We have lately discovered that the students want to be consumers. In Britain, where the Government is trying to put the students at the heart of the system by raising, in some cases three-fold, the fees they pay for higher education, the pitch is rather acute. Everyone concerned, including the universities, seem to believe that by this strange play of fate, where the students have to assume the costs of their own education, they will suddenly become consumers; ironically, this means they will turn rather passive - as the consumers do - and disengaged, and expecting the education services to be delivered to them. The manifestation of this belief is plastered everywhere, from what the government counts as the most important aspects of education (contact time, graduate employment rate etc), to what the bureaucrats mandate as the measures of quality of education (adequate and accurate information, communicating what is to be delivered and ensuring the delivery of what is expected), and to what the institutions themselves believe are important, like student experience, which is rather nebulously defined to include whatever goes on in the campus, including the food in student cafeteria.

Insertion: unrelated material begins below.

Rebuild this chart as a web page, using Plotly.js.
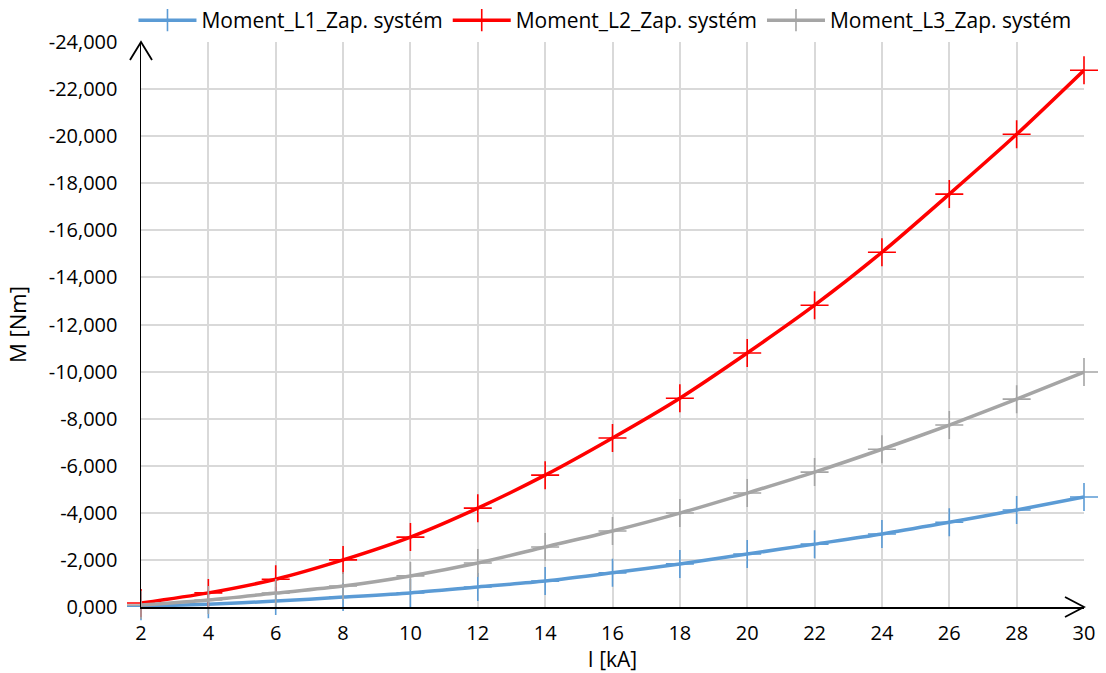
<!DOCTYPE html>
<html>
<head>
<meta charset="utf-8">
<script src="https://cdn.plot.ly/plotly-3.0.1.min.js"></script>
<style>html,body{margin:0;padding:0;background:#fff;}#chart{width:1106px;height:673px;}</style>
</head>
<body>
<div id="chart"></div>
<script>
// Current I [kA]
const current = [2, 4, 6, 8, 10, 12, 14, 16, 18, 20, 22, 24, 26, 28, 30];
// Moment values (axis labels show 3 decimals with comma separator)
const momentL1 = [-0.03, -0.12, -0.25, -0.42, -0.60, -0.85, -1.10, -1.45, -1.83, -2.25, -2.67, -3.10, -3.60, -4.12, -4.67];
const momentL2 = [-0.17, -0.60, -1.18, -2.00, -2.97, -4.20, -5.60, -7.18, -8.87, -10.79, -12.82, -15.07, -17.54, -20.08, -22.80];
const momentL3 = [-0.08, -0.30, -0.59, -0.89, -1.32, -1.87, -2.55, -3.23, -3.99, -4.84, -5.73, -6.70, -7.73, -8.83, -9.98];
const seriesNames = ["Moment_L1_Zap. systém", "Moment_L2_Zap. systém", "Moment_L3_Zap. systém"];
const seriesColors = ["#5B9BD5", "#FF0000", "#A5A5A5"];
const xTicks = [2, 4, 6, 8, 10, 12, 14, 16, 18, 20, 22, 24, 26, 28, 30];
const yTicks = [0, -2, -4, -6, -8, -10, -12, -14, -16, -18, -20, -22, -24];
const yTickLabels = ["0,000", "-2,000", "-4,000", "-6,000", "-8,000", "-10,000", "-12,000", "-14,000", "-16,000", "-18,000", "-20,000", "-22,000", "-24,000"];

const FONT = "Open Sans, Liberation Sans, sans-serif";
const allY = [momentL1, momentL2, momentL3];
const traces = allY.map((ys, i) => ({
  type: "scatter",
  mode: "lines+markers",
  x: current,
  y: ys,
  name: seriesNames[i],
  cliponaxis: false,
  line: {color: seriesColors[i], width: 3.5, shape: "spline", smoothing: 0.8},
  marker: {symbol: "cross-thin", size: 20, color: seriesColors[i], line: {color: seriesColors[i], width: 1.6}}
}));

const layout = {
  width: 1106, height: 673,
  margin: {l: 141, r: 22, t: 42, b: 66},
  paper_bgcolor: "#fff", plot_bgcolor: "#fff",
  font: {family: FONT, size: 20, color: "#000"},
  showlegend: true,
  legend: {orientation: "h", x: 0.547, xanchor: "center", xref: "container", y: 1, yanchor: "top", yref: "container",
           font: {family: FONT, size: 21, color: "#000"}, itemwidth: 58, tracegroupgap: 0, bgcolor: "rgba(0,0,0,0)"},
  xaxis: {
    range: [2, 30], tickvals: xTicks, tickformat: "d",
    showgrid: true, gridcolor: "#D9D9D9", gridwidth: 2,
    zeroline: false, showline: true, linecolor: "#000", linewidth: 1.5,
    ticks: "", ticklen: 0, ticklabelstandoff: 7, tickfont: {family: FONT, size: 20, color: "#000"},
    title: {text: "I [kA]", font: {family: FONT, size: 21, color: "#000"}, standoff: 8}
  },
  yaxis: {
    range: [0, -24], tickvals: yTicks, ticktext: yTickLabels,
    showgrid: true, gridcolor: "#D9D9D9", gridwidth: 2,
    zeroline: false, showline: true, linecolor: "#000", linewidth: 1.5,
    ticks: "", ticklen: 0, ticklabelstandoff: 18, tickfont: {family: FONT, size: 20, color: "#000"},
    title: {text: "M [Nm]", font: {family: FONT, size: 22, color: "#000"}, standoff: 16}
  },
  shapes: [
    {type: "path", xref: "paper", yref: "paper", xsizemode: "pixel", ysizemode: "pixel", xanchor: 0, yanchor: 1,
     path: "M -11,-18 L 0,0 L 11,-18", line: {color: "#000", width: 1.8}},
    {type: "path", xref: "paper", yref: "paper", xsizemode: "pixel", ysizemode: "pixel", xanchor: 1, yanchor: 0,
     path: "M -19,10 L 0,0 L -19,-10", line: {color: "#000", width: 1.8}}
  ]
};

Plotly.newPlot("chart", traces, layout, {displayModeBar: false, staticPlot: true});
</script>
</body>
</html>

This idea is so widespread that it is difficult to challenge it. In fact, I rather uncritically accepted it at first, and wanted to do a research on how this will change the practises of university teaching. However, the question that stopped me was students have become consumers as opposed to what: I did not have a clear answer. An easy way to theorise was after Zygmunt Bauman, who wrote about society of consumers as opposed to the society of producers, the idea of instant gratification against deferment of enjoyment. However, while the idea may ring true in the context of wider society, the whole concept of studentship - going to college rather than doing something more enjoyable - may be all about deferment of enjoyment. While some theoreticians of Higher Education may see the tyranny of 'learning objectives' as proof that the education has become a commodity, students have done nothing to initiate the transformation. Seen this way, they are at the receiving end and are being repositioned as consumers, and as I would claim, the idea of studentship is being changed by the institutions that define them.

The students want the degree and a good job in the end. May be. But that does not make them consumers. That makes them, well, students. The students of all ages would have done that: Just that the people who went to the university before the age of mass Higher Education did not need a job in the same way or form today's students do. They went on to run their family businesses or to farther its political prospects : Their families, which paid for the education in most cases, want the candidate to be appropriately educated. If that did not make them consumers, today's students can not be denigrated as consumers by the same token.

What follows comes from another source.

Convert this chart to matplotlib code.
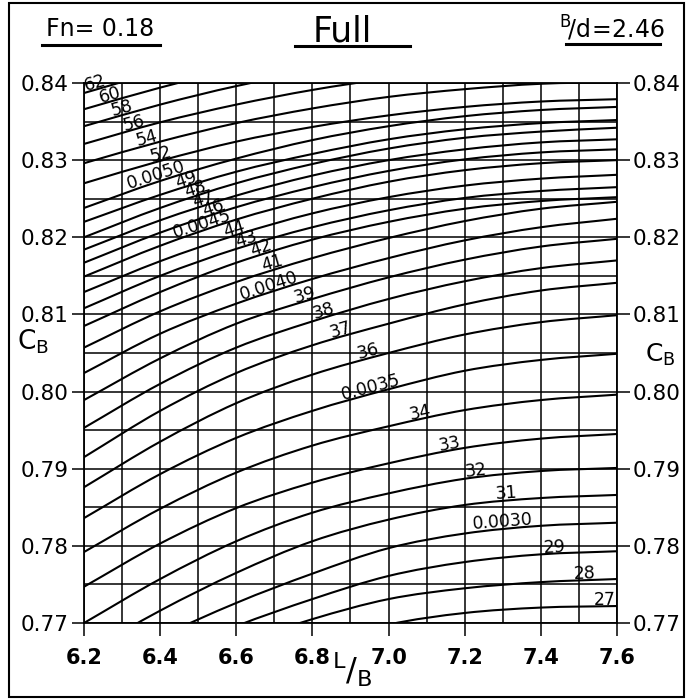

It is rather the transformation at the institutional end which is significant. While the students may follow a similar life - may be they party less at this time of austerity and worry more in this era of joblessness - a consumer identity is being imposed upon them. They are supposed to receive, not demand. They would be given the information, and if a job waits for them in the end, they should consider themselves lucky. The education is all about experience - they are being told - than about transformation: So brace yourself for a ride as if you are in a theme park. Rather like womanhood which has been repositioned to be synonymous with the shape of the body, studentship is defined not by its inherent possibilities but by its limits.

Everyone indeed should be happy with this: Repositioning students as consumers is one thing the incumbent state could do to ensure social sterilisation at the time when prisons are full and there are no jobs in the military. Today's bureaucratic universities, endowed with good money and good sense by those who run the state, would much rather be the reproductive organ for workers and service providers for the students as consumers, rather than becoming the hotbeds of personal transformation and other dangerous businesses. The students, just as the working classes have been sold a dream of home ownership and spend their lives toiling to pay for it, are expected to fall in line, not least because of the debt they must assume for the privilege of the servitude.

However, the redeeming thing is that they remain - yes - students. They still study and discover. The student work becomes a form of knowledge, as Basil Bernstein discovered with such clarity. As Theodore Zeldin would remark - they changed the subject of the conversation the rulers wanted them to have. They participate through a conscious subversion, just by being themselves, keeping their dreams alive, just by the simple acts of reading, talking, writing or in some cases, by dropping out. They remain in control, as students in other ages also did, they shape their own experiences. From close quarters, one action at a time, they make the hegemonic discussion about student consumerism meaningless.